Volos

citiesportsmythologyhistorygreece
4 min read

From this harbor, the story goes, Jason launched the Argo. Modern Volos stands on the site of ancient Iolcos, the city Greek myth named as the home of the hero who gathered the Argonauts and sailed for the Golden Fleece. The legend is not just decoration here. Volos sits at the very innermost point of the Pagasetic Gulf, tucked under the forested mass of Mount Pelion, the land of the centaurs, where the timber for Jason's ship was supposedly cut. Few cities can claim a setting so saturated with story, and fewer still wear it as lightly as Volos, a working port that smells of the sea and pours its visitors a glass of tsipouro.

Layers Beneath the Pavement

Dig anywhere around Volos and you fall through time. The modern city rises over the ancient settlements of Demetrias, founded in 294 BC by Demetrius Poliorcetes, and Pagasae and Iolcos before it. To the west lie Sesklo and Dimini, Neolithic villages that hold some of the oldest traces of settled culture in Europe, with Sesklo's acropolis dating back roughly eight thousand years. On the mound of Kastro in western Volos, a Mycenaean palace once stood, and archaeologists have recovered a few precious Linear B tablets, scraps of Bronze Age bookkeeping in Greece's earliest written script. Long before there was a port city here, people were already building, writing, and burying their dead in this sheltered corner of the gulf.

A Working Port on the Aegean

Volos is Thessaly's only outlet to the sea, and the whole region's largest agricultural plain funnels its harvest through here. With roughly 86,000 residents, it ranks among Greece's busiest cargo ports, behind only Piraeus and Thessaloniki, and it is heavily industrial, with steel and cement among its mainstays. But the working port has another face.
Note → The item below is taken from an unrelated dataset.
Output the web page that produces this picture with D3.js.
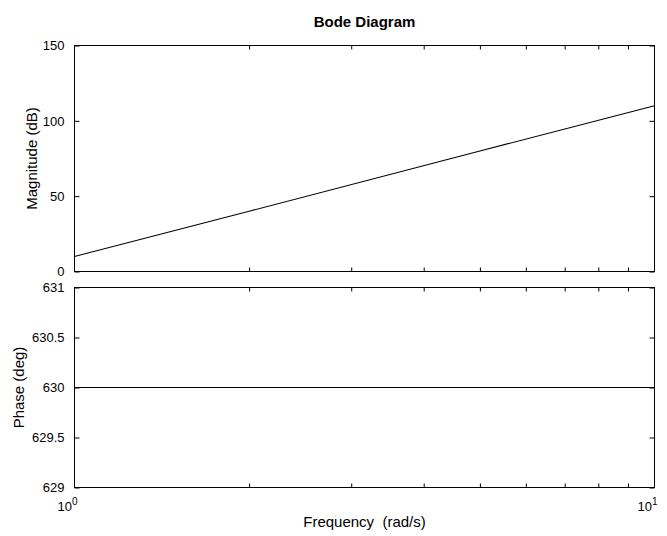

Ferries and hydrofoils, the swift boats Greeks call flying dolphins, fan out daily to the Sporades islands of Skiathos, Skopelos, and Alonissos. In recent years cruise ships have discovered Volos too, drawn by a setting that pairs a busy waterfront with the green wall of Pelion rising directly behind the city.

Born Here: a Painter and a Composer

Volos has sent remarkable talent into the world. In 1888 the painter Giorgio de Chirico was born here, son of a Sicilian engineer overseeing railway construction in the region, and the small trains of his childhood would haunt his Metaphysical canvases for the rest of his life. The city also gave us Vangelis, the composer whose electronic scores for Chariots of Fire and Blade Runner defined a sound, and John Argyris, a pioneer of modern engineering. The city honors this heritage with a Giorgio de Chirico Art Centre, one stop in a dense cluster of museums that includes the Archaeological Museum of Volos and the railway museum housed in the station de Chirico's father helped build.

Resistance in the Hills

Volos carries hard memories alongside the myth. In the early twentieth century the city held a vibrant Jewish community, and during the German occupation the local rabbi Moshe Pesach and Greek authorities acted quickly to hide hundreds of its members, saving roughly 700 people from deportation to the death camps. The surrounding mountains became a theater of resistance. After Italy's 1943 capitulation, fighters used the Pelion railway to haul abandoned Italian arms and food up to the village of Milies, hiding the supplies in the hills. When German troops marched on Milies in reprisal, they burned nearly the whole village on 4 October 1943 and executed twenty-five men. The mountain that sheltered the centaurs in myth sheltered, and mourned, real people in living memory.

Tsipouro and the Long Promenade

For all its history, Volos is best understood in the evening, glass in hand. The city is famous across Greece for tsipouro, a clear, potent spirit served alongside an endless parade of mezedes, especially seafood pulled from the gulf that day. The tradition is social and unhurried: you order rounds, the small plates keep arriving, and the conversation stretches into the night along the waterfront promenade. Behind it all stands Pelion, its microclimate wringing rain from the sea winds and keeping the slopes green. Sit at a harborside table as the light fades over the Pagasetic Gulf, and the ancient and the everyday settle comfortably into the same view.

From the Air

Volos lies at about 39.36 degrees N, 22.94 degrees E, at the innermost point of the Pagasetic Gulf in Thessaly. The nearest airport is Nea Anchialos National (ICAO: LGBL), just southwest of the city, which holds the second-longest commercial runway in Greece after Athens. From a viewing altitude of 4,000 to 8,000 feet, the city reads as a dense urban grid wedged between the gulf and the steep forested rise of Mount Pelion to the east and northeast. Look for the curving harbor and breakwater, the industrial port facilities to the west, and the rivers descending from Pelion through the city. Clear conditions reveal ferries tracking out toward the Sporades.